It shouldn’t be any surprise that I’m an Amazon Alexa fan. Naturally, I was intrigued when Alexa added a new feature called “Routines”. As the name suggests, it allows you to standardize certain actions for consistency. In theory, this works well, but it didn’t give me the flexibility I expected. I was hoping that anything I could speak, I could use in a routine. However, it’s still something worth exploring as it can make things easier.
What’s an Amazon Routine?
A “routine” is like a macro in that it can trigger a sequence of actions. First, you speak to Alexa a trigger phrase and she will execute the actions you assigned. Or, you can assign a specific time for the routine to run. These options can appeal to multiple personality types.
For example, if you insist on waking up at 6 AM, you could use the timed option. Conversely, if you want to start a routine after you’re awake, you might use the voice trigger. Alexa is pretty flexible in this regard.
While you and I may have different routines, Alexa does limit our actions. To her credit, she does provide you with a routine called, “Start my day”. The routine isn’t enabled by default and confused me. I first tried it by speaking, “Alexa, start my day”. She then replied saying she had a few matching skills and asked me if I wanted various options like:
- 7 minute workout
- Starbucks reorder
- Wall St. Journal highlights
I said “no” to each item thinking I would get the option later to edit this routine through the app. I’m still trying to figure out the Starbucks option as I make bulletproof coffee at home. My simple goal was to turn on a set of lights and hear the weather instead of speaking 4 commands.
I ended up deleting their “Alexa, start my day” routine and creating my own. You may have better luck.

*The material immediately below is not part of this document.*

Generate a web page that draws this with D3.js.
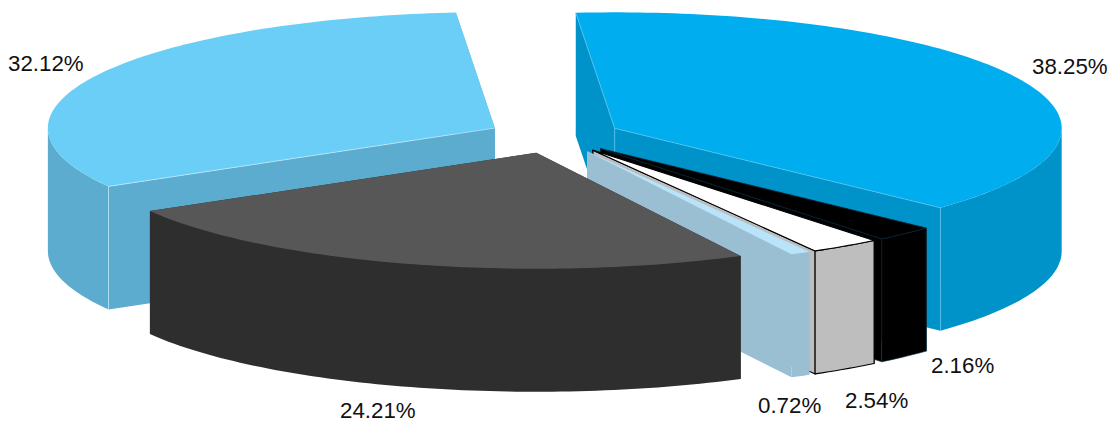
<!DOCTYPE html>
<html>
<head>
<meta charset="utf-8">
<style>
  html, body { margin: 0; padding: 0; background: #fff; }
  svg { display: block; }
  text { font-family: "Liberation Sans", Arial, sans-serif; font-size: 22.3px; fill: #111; }
</style>
<script src="https://cdn.jsdelivr.net/npm/d3@7"></script>
</head>
<body>
<div id="chart"></div>
<script>
// values, clockwise from the blue slice
const shares = [38.25, 2.16, 2.54, 0.72, 24.21, 32.12];
const labels = ["38.25%", "2.16%", "2.54%", "0.72%", "24.21%", "32.12%"];

const topColors = ["#00AEEF", "#000000", "#FFFFFF", "#B9E3F9", "#575757", "#6BCEF6"];
const wallColors = ["#0093C9", "#000000", "#BEBEBE", "#9BBFD2", "#2E2E2E", "#5BACCE"];
const outlineColors = ["none", "#0A3345", "#000000", "none", "none", "none"];
const seamColors = ["#5CC4EE", "none", "none", "none", "none", "#C6EBFB"];
const labelPos = [[1032, 74], [931, 373], [845, 408], [758, 413], [340, 418], [8, 71]];

const width = 1115, height = 423;
const rx = 447, ry = 116, depth = 123, explode = 0.15;
const cx = 554.5, cy = 136;
const startDeg = -95;
const skewDeg = 0.6; // the picture's perspective pulls the front slices round a little

const x = d3.scaleLinear().domain([-1, 1]).range([cx - rx, cx + rx]);
const y = d3.scaleLinear().domain([-1, 1]).range([cy - ry, cy + ry]);

const rad = Math.PI / 180;
const skew = (a) => a + skewDeg * rad * Math.pow(Math.sin((a - startDeg * rad) / 2), 2);

const pie = d3.pie().sort(null)
  .startAngle(startDeg * rad)
  .endAngle((startDeg + 360) * rad);

const slices = pie(shares).map((d, i) => {
  const mid = (d.startAngle + d.endAngle) / 2;
  return {
    i,
    startAngle: skew(d.startAngle),
    endAngle: skew(d.endAngle),
    ox: explode * Math.cos(mid),
    oy: explode * Math.sin(mid)
  };
});

const line = d3.line().x((p) => x(p[0])).y((p) => y(p[1]) + (p[2] || 0));

function arcPoints(s, a0, a1, drop) {
  const n = Math.max(2, Math.ceil((a1 - a0) / 0.02));
  return d3.range(n + 1).map((k) => {
    const a = a0 + (a1 - a0) * k / n;
    return [s.ox + Math.cos(a), s.oy + Math.sin(a), drop || 0];
  });
}

const apex = (s, drop) => [s.ox, s.oy, drop || 0];
const rim = (s, a, drop) => [s.ox + Math.cos(a), s.oy + Math.sin(a), drop || 0];

function edgeWall(s, a) {
  return line([apex(s), rim(s, a), rim(s, a, depth), apex(s, depth)]) + "Z";
}

function outerWall(s) {
  const a0 = Math.max(s.startAngle, 0), a1 = Math.min(s.endAngle, Math.PI);
  if (a1 <= a0) return null;
  return line(arcPoints(s, a0, a1).concat(arcPoints(s, a0, a1, depth).reverse())) + "Z";
}

function topFace(s) {
  return line([apex(s)].concat(arcPoints(s, s.startAngle, s.endAngle))) + "Z";
}

// the radial edge nearer the viewer is painted last
function frontAngle(s) {
  return Math.sin(s.startAngle) > Math.sin(s.endAngle) ? s.startAngle : s.endAngle;
}
function backAngle(s) {
  return frontAngle(s) === s.startAngle ? s.endAngle : s.startAngle;
}

const svg = d3.select("#chart").append("svg").attr("width", width).attr("height", height);

// back to front
const order = [5, 0, 1, 2, 3, 4];
const g = svg.selectAll("g.slice").data(order.map((k) => slices[k])).enter()
  .append("g").attr("class", "slice");

g.each(function(s) {
  const sel = d3.select(this);
  const wall = [edgeWall(s, backAngle(s)), edgeWall(s, frontAngle(s)), outerWall(s)].filter(Boolean);
  sel.selectAll("path.wall").data(wall).enter().append("path")
    .attr("class", "wall")
    .attr("d", (d) => d)
    .attr("fill", wallColors[s.i])
    .attr("stroke", outlineColors[s.i])
    .attr("stroke-width", s.i === 2 ? 1.1 : 0.6)
    .attr("stroke-linejoin", "round");
  sel.append("path")
    .attr("class", "top")
    .attr("d", topFace(s))
    .attr("fill", topColors[s.i])
    .attr("stroke", outlineColors[s.i])
    .attr("stroke-width", s.i === 2 ? 1.1 : 0.6)
    .attr("stroke-linejoin", "round");
  // thin highlight along the front edge and down the corner
  if (seamColors[s.i] !== "none") {
    const a = frontAngle(s);
    const seams = [[apex(s), rim(s, a), rim(s, a, depth)]];
    // the blue slice shows its back edge as well, with the seam down the apex
    if (s.i === 0) seams.push([rim(s, backAngle(s)), apex(s), apex(s, depth)]);
    sel.selectAll("path.seam").data(seams).enter().append("path")
      .attr("class", "seam")
      .attr("d", line)
      .attr("fill", "none")
      .attr("stroke", seamColors[s.i])
      .attr("stroke-width", 0.7);
  }
});

svg.selectAll("text.label").data(labels).enter().append("text")
  .attr("class", "label")
  .attr("x", (d, i) => labelPos[i][0])
  .attr("y", (d, i) => labelPos[i][1])
  .text((d) => d);
</script>
</body>
</html>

How to Make an Alexa Routine
The instructions represent the instructions from an Android phone, but I suspect they are similar to other devices like an iPhone.
- Open the Amazon Alexa app on your phone.
- Click the Home icon from the bottom.
- Click the hamburger menu and select Routines.
- Click the + icon in the top right corner.
- Click When this happens. This is your cue. You don’t have to click the icon to the right.
- Click When you say something
- Type your phrase or use one of Amazon’s examples.
- Click the Save button.
- Click Add action
At this point, you need to decide what will trigger your routine. You can use a trigger phrase like “Alexa, good morning”. Or, you could set a scheduled time. For these instructions, I’ve used a trigger phrase.
A new screen appears with four categories:
- News: Just showed my Flash Briefing
- Smart Home: Listed all my Hue bulbs
Unlike the first routine options I heard, I didn’t see any area where I could add in the “7-minute workout” or the Wall St. Journal. Amazon support couldn’t offer any insight either.
Once you’ve added all your actions, your screen will briefly change and show a system message at the top. The Routine is also enabled.
Alexa Routine Limitations & Frustrations
Although this is a new a feature, there were some issues that I found frustrating. Lately, the Alexa app has started me on the panel promoting the new Alexa calling feature. It doesn’t give me a close box or another way to get back to home. It’s annoying as I don’t want this feature. I would prefer this was a setting so I could turn it off.
If you have any Smart Home devices enabled you’ll see them listed. However, you cannot assign a routine to a “group”. For example, I have an Alexa group called “Office” that has 2 Hue bulbs. Instead of using “office”, I need to act on each bulb separately. Conversely, I thought it would be nice to create a routine that turns off all lights. Nope.
My other frustration is I don’t always like to use my phone to interact with Alexa. Often, I find the web interface easier on my PC. Except, Routines don’t appear on https://alexa.amazon.com. I’m guessing it will eventually.
Despite my frustrations, I would try this feature. It’s a starting point that can save you from speaking multiple verbal commands, especially if you have smart devices. Moreover, I think it has promise. I can see Amazon allowing us to use “skills”, groups and maybe string routines together at some point.